Pada tahun 2025, menurutnya, Indonesia perlu meningkatkan ambisinya dalam Enhanced NDC yang saat ini hanya membidik target penurunan emisi sebesar 31,89 persen dengan upaya sendiri  (unconditional) dan 43,2 persen dengan bantuan internasional (conditional) tahun 2030. Target ini dibuat dengan membandingkan proyeksi business as usual (BAU) tahun 2010.

IESR, dengan menggunakan proyeksi dari data emisi tahun 2020, menemukan bahwa Indonesia dapat menetapkan target ambisi iklim tanpa syarat (unconditional NDC) sebesar 26 persen hingga tahun 2030. Peningkatan target ambisi ini lebih tinggi dari target saat ini dan bertujuan agar Pemerintah dapat menetapkan target ambisi iklim yang lebih relevan untuk sejalan dengan target Paris Agreement agar pemanasan global tidak melebihi 1,5°C.

“Banyak peluang yang Indonesia dapat lakukan agar meningkatkan pencapaian target bauran energi terbarukan sejalan dengan Paris Agreement.
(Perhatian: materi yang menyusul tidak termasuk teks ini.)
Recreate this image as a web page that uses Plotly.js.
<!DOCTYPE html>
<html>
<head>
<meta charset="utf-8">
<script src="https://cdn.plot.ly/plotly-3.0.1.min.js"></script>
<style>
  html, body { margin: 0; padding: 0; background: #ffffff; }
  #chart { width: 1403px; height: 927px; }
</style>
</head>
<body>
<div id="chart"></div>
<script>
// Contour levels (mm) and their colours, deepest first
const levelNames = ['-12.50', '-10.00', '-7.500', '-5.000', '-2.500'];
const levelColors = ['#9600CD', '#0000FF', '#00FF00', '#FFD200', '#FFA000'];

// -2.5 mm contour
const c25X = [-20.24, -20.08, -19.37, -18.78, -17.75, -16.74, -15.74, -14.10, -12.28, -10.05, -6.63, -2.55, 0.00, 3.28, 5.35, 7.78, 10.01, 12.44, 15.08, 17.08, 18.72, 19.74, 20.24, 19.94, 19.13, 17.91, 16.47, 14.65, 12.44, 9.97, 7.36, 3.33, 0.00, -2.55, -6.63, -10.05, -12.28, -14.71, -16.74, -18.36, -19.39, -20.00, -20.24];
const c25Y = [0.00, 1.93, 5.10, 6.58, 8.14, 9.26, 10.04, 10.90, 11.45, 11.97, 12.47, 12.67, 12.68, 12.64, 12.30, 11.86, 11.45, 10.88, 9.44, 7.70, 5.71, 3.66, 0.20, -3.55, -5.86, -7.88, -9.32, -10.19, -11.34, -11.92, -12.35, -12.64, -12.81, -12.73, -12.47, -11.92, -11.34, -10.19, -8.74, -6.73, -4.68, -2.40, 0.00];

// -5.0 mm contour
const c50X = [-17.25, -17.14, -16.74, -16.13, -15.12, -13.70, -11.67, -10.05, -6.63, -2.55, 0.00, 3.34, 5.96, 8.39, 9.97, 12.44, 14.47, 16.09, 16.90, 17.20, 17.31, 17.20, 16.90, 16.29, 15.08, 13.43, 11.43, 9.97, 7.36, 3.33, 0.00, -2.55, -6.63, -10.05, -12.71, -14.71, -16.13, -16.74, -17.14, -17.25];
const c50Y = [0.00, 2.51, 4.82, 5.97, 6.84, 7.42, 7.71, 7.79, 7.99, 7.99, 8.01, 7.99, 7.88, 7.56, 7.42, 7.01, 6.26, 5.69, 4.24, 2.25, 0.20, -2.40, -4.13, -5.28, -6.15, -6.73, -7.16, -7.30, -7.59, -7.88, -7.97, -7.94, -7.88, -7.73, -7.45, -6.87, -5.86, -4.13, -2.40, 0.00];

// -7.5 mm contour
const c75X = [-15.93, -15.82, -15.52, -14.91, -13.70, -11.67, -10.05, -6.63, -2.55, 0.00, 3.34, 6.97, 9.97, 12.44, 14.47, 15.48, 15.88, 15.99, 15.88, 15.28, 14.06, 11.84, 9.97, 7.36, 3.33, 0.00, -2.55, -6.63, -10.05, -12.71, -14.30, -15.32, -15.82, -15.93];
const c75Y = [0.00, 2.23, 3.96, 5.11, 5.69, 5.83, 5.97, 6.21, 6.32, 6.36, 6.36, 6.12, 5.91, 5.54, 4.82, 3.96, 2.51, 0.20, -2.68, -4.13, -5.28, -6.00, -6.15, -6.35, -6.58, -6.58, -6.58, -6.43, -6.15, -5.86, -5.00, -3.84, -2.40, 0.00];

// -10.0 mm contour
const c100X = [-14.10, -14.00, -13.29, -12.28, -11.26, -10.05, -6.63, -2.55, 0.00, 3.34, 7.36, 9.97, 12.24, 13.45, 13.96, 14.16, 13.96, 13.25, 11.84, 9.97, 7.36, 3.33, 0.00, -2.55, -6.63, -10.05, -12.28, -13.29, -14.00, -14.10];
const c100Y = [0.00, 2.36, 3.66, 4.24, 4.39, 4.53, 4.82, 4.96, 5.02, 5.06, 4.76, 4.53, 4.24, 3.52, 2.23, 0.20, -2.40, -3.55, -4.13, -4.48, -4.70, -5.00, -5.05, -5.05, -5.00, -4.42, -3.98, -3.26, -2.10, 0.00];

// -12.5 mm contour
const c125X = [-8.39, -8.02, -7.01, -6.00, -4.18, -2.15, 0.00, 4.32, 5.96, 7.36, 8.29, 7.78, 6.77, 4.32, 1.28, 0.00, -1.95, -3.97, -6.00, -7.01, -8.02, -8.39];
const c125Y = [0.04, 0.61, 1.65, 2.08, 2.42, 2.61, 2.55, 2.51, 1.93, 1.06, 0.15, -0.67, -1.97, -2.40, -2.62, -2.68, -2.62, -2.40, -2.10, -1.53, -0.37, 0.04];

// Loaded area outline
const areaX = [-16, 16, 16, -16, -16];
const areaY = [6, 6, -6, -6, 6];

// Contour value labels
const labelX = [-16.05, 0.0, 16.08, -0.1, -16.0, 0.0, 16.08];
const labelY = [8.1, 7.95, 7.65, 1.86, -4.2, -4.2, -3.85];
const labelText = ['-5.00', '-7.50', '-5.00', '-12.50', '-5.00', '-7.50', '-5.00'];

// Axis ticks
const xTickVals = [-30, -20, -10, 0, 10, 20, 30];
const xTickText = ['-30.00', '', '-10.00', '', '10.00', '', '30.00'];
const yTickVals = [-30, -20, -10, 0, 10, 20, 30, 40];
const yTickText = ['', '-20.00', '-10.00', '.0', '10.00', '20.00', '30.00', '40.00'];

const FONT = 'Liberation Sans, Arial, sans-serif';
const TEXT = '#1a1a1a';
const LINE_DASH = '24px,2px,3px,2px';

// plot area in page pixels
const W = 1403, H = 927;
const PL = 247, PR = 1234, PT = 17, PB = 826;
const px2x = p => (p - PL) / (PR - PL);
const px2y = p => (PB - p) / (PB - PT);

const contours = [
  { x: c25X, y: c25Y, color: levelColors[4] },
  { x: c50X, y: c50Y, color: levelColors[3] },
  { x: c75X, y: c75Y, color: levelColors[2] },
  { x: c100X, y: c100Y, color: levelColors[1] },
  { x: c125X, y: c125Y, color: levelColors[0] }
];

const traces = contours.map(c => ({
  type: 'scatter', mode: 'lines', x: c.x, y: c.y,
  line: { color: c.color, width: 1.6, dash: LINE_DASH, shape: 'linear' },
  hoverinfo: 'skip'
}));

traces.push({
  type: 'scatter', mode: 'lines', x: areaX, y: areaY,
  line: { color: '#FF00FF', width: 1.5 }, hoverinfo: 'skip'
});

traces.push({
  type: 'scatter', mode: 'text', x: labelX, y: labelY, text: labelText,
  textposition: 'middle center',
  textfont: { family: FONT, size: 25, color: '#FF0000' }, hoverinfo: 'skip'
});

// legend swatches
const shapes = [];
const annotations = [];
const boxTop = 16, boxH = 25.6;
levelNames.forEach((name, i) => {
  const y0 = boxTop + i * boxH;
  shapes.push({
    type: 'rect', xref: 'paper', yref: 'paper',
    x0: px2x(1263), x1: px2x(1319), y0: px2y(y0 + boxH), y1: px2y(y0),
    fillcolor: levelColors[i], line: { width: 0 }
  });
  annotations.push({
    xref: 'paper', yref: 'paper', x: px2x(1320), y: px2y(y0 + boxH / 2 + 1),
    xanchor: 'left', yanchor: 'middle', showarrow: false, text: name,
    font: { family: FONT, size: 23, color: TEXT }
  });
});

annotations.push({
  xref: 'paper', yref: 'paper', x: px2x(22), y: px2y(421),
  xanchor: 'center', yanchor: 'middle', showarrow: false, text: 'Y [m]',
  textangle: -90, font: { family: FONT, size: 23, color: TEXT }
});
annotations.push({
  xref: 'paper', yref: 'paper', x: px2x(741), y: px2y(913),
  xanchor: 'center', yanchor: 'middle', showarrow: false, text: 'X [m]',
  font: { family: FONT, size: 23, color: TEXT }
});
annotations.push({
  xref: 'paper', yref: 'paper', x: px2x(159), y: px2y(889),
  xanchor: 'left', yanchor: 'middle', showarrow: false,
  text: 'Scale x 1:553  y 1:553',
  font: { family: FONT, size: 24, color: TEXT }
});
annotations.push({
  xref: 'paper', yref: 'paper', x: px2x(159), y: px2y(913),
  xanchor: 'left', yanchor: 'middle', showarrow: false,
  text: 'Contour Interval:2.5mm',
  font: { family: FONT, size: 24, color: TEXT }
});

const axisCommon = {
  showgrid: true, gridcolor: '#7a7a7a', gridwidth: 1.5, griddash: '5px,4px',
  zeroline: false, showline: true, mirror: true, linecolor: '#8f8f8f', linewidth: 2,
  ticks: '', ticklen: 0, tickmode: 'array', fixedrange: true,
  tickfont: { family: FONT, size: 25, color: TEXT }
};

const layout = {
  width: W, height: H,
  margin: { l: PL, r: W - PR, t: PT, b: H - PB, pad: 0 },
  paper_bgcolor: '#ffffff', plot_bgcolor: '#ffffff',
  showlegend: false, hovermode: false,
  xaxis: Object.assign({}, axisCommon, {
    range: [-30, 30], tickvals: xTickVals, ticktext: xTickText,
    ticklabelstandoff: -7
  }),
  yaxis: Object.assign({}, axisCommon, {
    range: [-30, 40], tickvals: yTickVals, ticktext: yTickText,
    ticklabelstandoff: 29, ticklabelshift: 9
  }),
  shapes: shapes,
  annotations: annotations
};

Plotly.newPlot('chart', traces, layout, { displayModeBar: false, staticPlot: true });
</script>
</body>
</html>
Misalnya dengan menyesuaikan penyusunan SNDC dengan prinsip-prinsip NDC dalam Article 4 Line 13 dari Paris Agreement, yakni mempromosikan integritas lingkungan hidup, transparansi, akurasi, keutuhan, keterbandingan, konsistensi, dan memastikan terhindar penghitungan ganda, menggunakan metode-metode yang layak untuk mencapai upaya dekarbonisasi, dan mempercepat dekarbonisasi keluar dari penggunaan bahan bakar fosil,” ujar Manajer Program Ekonomi Hijau IESR, Wira A Swadana.
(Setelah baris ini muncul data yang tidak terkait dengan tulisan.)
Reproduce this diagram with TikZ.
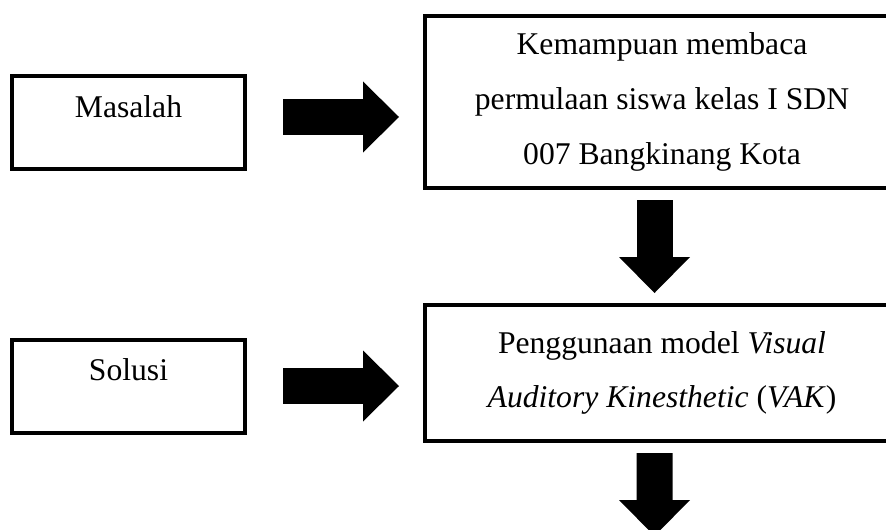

Wira menyatakan, Indonesia perlu menarik dukungan internasional, berkolaborasi dalam teknologi dan pengetahuan untuk mendorong pengembangan energi terbarukan agar dapat menerapkan temuan-temuan kunci dari Technical Dialogue of the first GST, khususnya di bidang mitigasi iklim. Utamanya, pada COP-28 juga didorong untuk meningkatkan target energi terbarukan tiga kali lipat lebih besar atau setara 11 TW pada tahun 2030.

Menurutnya, Indonesia dapat berkolaborasi dan memperkuat kerja sama dengan Uni Emirat Arab (UAE). Terlebih, Masdar perusahaan asal Uni Emirat Arab, telah terlibat dalam pembangunan PLTS terapung Cirata dan berinvestasi di sektor energi panas bumi, seiring dengan statusnya sebagai investor strategis dalam penawaran umum perdana saham atau IPO PT Pertamina Geothermal Energy Tbk. pada Februari 2023 lalu.

“Kerja sama antara Indonesia dengan negara-negara lain, termasuk UAE, sesungguhnya dapat membantu untuk upaya dekarbonisasi Indonesia untuk memitigasi dampak buruk dari perubahan iklim. Indonesia sudah memiliki berbagai kerja sama iklim, misalnya melalui mekanisme JETP dan berbagai kerja sama bilateral tetapi masih terdapat banyak kesenjangan untuk mendorong implementasi mitigasi dan adaptasi iklim yang lebih ambisius. Lebih khusus dalam hal pendanaan dan peningkatan kapasitas,” ujar Wira.